-- start --

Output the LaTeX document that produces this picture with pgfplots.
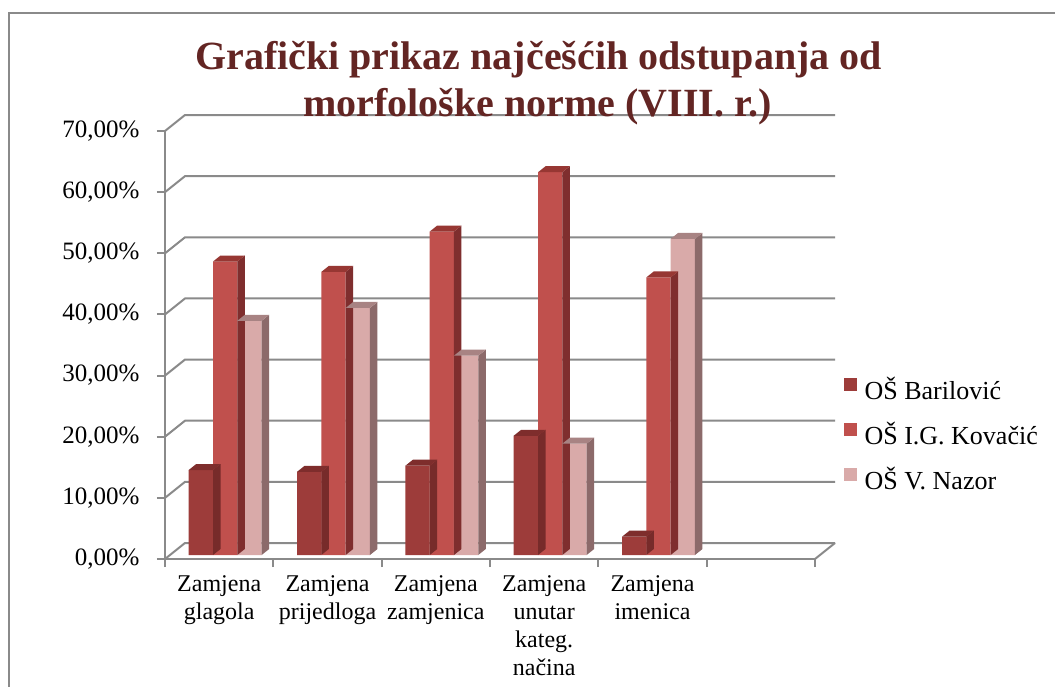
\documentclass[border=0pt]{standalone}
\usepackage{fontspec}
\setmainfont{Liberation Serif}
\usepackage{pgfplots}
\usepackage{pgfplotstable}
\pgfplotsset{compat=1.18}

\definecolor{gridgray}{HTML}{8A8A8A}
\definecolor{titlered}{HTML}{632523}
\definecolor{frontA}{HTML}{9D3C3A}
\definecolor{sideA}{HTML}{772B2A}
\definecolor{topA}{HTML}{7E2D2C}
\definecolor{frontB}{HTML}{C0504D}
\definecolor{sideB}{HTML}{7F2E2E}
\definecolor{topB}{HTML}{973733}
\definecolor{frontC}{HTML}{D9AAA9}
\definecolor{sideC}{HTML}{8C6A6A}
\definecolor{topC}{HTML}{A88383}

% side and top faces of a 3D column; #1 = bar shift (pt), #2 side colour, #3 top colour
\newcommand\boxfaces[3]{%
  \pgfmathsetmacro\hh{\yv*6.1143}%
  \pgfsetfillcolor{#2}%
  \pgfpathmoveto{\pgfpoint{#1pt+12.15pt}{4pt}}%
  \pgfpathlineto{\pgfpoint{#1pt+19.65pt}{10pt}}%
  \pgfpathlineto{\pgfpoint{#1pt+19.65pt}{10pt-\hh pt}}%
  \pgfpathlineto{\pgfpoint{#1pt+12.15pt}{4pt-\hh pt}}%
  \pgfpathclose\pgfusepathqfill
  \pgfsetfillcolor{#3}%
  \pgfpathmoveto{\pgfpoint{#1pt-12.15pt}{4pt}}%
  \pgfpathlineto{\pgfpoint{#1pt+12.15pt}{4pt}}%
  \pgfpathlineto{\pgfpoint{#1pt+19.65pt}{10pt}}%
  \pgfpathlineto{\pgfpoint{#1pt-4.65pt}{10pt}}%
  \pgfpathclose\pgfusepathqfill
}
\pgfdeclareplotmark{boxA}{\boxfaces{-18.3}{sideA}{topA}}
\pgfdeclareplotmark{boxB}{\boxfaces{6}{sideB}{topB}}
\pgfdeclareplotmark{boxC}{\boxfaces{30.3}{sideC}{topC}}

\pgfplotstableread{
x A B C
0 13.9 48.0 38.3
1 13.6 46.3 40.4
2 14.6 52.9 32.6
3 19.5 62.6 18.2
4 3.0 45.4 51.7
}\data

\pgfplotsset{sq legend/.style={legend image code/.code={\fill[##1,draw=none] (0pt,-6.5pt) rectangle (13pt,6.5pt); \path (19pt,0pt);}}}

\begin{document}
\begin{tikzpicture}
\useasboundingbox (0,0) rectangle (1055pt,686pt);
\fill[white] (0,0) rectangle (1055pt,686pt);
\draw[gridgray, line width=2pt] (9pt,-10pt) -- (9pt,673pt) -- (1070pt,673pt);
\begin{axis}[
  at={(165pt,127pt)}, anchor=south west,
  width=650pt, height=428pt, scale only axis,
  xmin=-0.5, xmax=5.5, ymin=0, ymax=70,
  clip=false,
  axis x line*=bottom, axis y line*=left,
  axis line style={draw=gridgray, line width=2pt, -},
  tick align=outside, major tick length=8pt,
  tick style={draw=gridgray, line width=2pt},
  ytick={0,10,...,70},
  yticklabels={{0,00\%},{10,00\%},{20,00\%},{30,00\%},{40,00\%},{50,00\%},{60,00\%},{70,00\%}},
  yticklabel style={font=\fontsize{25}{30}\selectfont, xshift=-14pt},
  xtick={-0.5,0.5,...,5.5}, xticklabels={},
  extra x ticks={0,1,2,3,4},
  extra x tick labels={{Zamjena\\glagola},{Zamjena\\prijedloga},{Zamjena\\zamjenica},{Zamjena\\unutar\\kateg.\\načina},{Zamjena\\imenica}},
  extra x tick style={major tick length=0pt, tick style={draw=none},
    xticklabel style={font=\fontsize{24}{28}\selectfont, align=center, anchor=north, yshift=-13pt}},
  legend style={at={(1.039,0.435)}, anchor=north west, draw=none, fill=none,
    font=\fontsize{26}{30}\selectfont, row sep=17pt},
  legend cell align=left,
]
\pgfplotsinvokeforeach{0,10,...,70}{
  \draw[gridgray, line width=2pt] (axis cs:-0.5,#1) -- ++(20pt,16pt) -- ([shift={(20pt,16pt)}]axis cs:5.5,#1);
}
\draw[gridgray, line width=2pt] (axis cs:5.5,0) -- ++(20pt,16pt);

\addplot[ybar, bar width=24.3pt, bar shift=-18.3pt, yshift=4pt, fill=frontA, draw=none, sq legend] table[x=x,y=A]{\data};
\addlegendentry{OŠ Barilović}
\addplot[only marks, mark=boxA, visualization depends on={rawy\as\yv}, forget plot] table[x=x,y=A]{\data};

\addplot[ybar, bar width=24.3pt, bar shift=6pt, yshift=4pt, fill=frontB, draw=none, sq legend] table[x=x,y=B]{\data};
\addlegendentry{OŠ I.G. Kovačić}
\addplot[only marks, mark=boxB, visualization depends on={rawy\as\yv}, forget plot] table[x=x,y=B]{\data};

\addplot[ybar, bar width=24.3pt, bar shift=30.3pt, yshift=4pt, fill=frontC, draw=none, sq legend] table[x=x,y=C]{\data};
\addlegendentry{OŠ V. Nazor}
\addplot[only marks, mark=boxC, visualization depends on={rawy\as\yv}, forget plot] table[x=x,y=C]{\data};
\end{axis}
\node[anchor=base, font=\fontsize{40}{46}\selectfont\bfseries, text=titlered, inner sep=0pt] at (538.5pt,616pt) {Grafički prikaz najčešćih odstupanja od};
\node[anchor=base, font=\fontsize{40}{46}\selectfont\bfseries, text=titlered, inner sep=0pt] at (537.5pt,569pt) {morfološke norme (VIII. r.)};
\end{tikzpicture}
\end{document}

-- end --

● **WRITTEN EXERCISE**
All of the material above should be reproduced exactly, except the pictures.

● **EXERCISE RESULT**
Output the LaTeX document that produces this picture with pgfplots.
\documentclass[border=0pt]{standalone}
\usepackage{fontspec}
\setmainfont{Liberation Serif}
\usepackage{pgfplots}
\usepackage{pgfplotstable}
\pgfplotsset{compat=1.18}

\definecolor{gridgray}{HTML}{8A8A8A}
\definecolor{titlered}{HTML}{632523}
\definecolor{frontA}{HTML}{9D3C3A}
\definecolor{sideA}{HTML}{772B2A}
\definecolor{topA}{HTML}{7E2D2C}
\definecolor{frontB}{HTML}{C0504D}
\definecolor{sideB}{HTML}{7F2E2E}
\definecolor{topB}{HTML}{973733}
\definecolor{frontC}{HTML}{D9AAA9}
\definecolor{sideC}{HTML}{8C6A6A}
\definecolor{topC}{HTML}{A88383}

% side and top faces of a 3D column; #1 = bar shift (pt), #2 side colour, #3 top colour
\newcommand\boxfaces[3]{%
  \pgfmathsetmacro\hh{\yv*6.1143}%
  \pgfsetfillcolor{#2}%
  \pgfpathmoveto{\pgfpoint{#1pt+12.15pt}{4pt}}%
  \pgfpathlineto{\pgfpoint{#1pt+19.65pt}{10pt}}%
  \pgfpathlineto{\pgfpoint{#1pt+19.65pt}{10pt-\hh pt}}%
  \pgfpathlineto{\pgfpoint{#1pt+12.15pt}{4pt-\hh pt}}%
  \pgfpathclose\pgfusepathqfill
  \pgfsetfillcolor{#3}%
  \pgfpathmoveto{\pgfpoint{#1pt-12.15pt}{4pt}}%
  \pgfpathlineto{\pgfpoint{#1pt+12.15pt}{4pt}}%
  \pgfpathlineto{\pgfpoint{#1pt+19.65pt}{10pt}}%
  \pgfpathlineto{\pgfpoint{#1pt-4.65pt}{10pt}}%
  \pgfpathclose\pgfusepathqfill
}
\pgfdeclareplotmark{boxA}{\boxfaces{-18.3}{sideA}{topA}}
\pgfdeclareplotmark{boxB}{\boxfaces{6}{sideB}{topB}}
\pgfdeclareplotmark{boxC}{\boxfaces{30.3}{sideC}{topC}}

\pgfplotstableread{
x A B C
0 13.9 48.0 38.3
1 13.6 46.3 40.4
2 14.6 52.9 32.6
3 19.5 62.6 18.2
4 3.0 45.4 51.7
}\data

\pgfplotsset{sq legend/.style={legend image code/.code={\fill[##1,draw=none] (0pt,-6.5pt) rectangle (13pt,6.5pt); \path (19pt,0pt);}}}

\begin{document}
\begin{tikzpicture}
\useasboundingbox (0,0) rectangle (1055pt,686pt);
\fill[white] (0,0) rectangle (1055pt,686pt);
\draw[gridgray, line width=2pt] (9pt,-10pt) -- (9pt,673pt) -- (1070pt,673pt);
\begin{axis}[
  at={(165pt,127pt)}, anchor=south west,
  width=650pt, height=428pt, scale only axis,
  xmin=-0.5, xmax=5.5, ymin=0, ymax=70,
  clip=false,
  axis x line*=bottom, axis y line*=left,
  axis line style={draw=gridgray, line width=2pt, -},
  tick align=outside, major tick length=8pt,
  tick style={draw=gridgray, line width=2pt},
  ytick={0,10,...,70},
  yticklabels={{0,00\%},{10,00\%},{20,00\%},{30,00\%},{40,00\%},{50,00\%},{60,00\%},{70,00\%}},
  yticklabel style={font=\fontsize{25}{30}\selectfont, xshift=-14pt},
  xtick={-0.5,0.5,...,5.5}, xticklabels={},
  extra x ticks={0,1,2,3,4},
  extra x tick labels={{Zamjena\\glagola},{Zamjena\\prijedloga},{Zamjena\\zamjenica},{Zamjena\\unutar\\kateg.\\načina},{Zamjena\\imenica}},
  extra x tick style={major tick length=0pt, tick style={draw=none},
    xticklabel style={font=\fontsize{24}{28}\selectfont, align=center, anchor=north, yshift=-13pt}},
  legend style={at={(1.039,0.435)}, anchor=north west, draw=none, fill=none,
    font=\fontsize{26}{30}\selectfont, row sep=17pt},
  legend cell align=left,
]
\pgfplotsinvokeforeach{0,10,...,70}{
  \draw[gridgray, line width=2pt] (axis cs:-0.5,#1) -- ++(20pt,16pt) -- ([shift={(20pt,16pt)}]axis cs:5.5,#1);
}
\draw[gridgray, line width=2pt] (axis cs:5.5,0) -- ++(20pt,16pt);

\addplot[ybar, bar width=24.3pt, bar shift=-18.3pt, yshift=4pt, fill=frontA, draw=none, sq legend] table[x=x,y=A]{\data};
\addlegendentry{OŠ Barilović}
\addplot[only marks, mark=boxA, visualization depends on={rawy\as\yv}, forget plot] table[x=x,y=A]{\data};

\addplot[ybar, bar width=24.3pt, bar shift=6pt, yshift=4pt, fill=frontB, draw=none, sq legend] table[x=x,y=B]{\data};
\addlegendentry{OŠ I.G. Kovačić}
\addplot[only marks, mark=boxB, visualization depends on={rawy\as\yv}, forget plot] table[x=x,y=B]{\data};

\addplot[ybar, bar width=24.3pt, bar shift=30.3pt, yshift=4pt, fill=frontC, draw=none, sq legend] table[x=x,y=C]{\data};
\addlegendentry{OŠ V. Nazor}
\addplot[only marks, mark=boxC, visualization depends on={rawy\as\yv}, forget plot] table[x=x,y=C]{\data};
\end{axis}
\node[anchor=base, font=\fontsize{40}{46}\selectfont\bfseries, text=titlered, inner sep=0pt] at (538.5pt,616pt) {Grafički prikaz najčešćih odstupanja od};
\node[anchor=base, font=\fontsize{40}{46}\selectfont\bfseries, text=titlered, inner sep=0pt] at (537.5pt,569pt) {morfološke norme (VIII. r.)};
\end{tikzpicture}
\end{document}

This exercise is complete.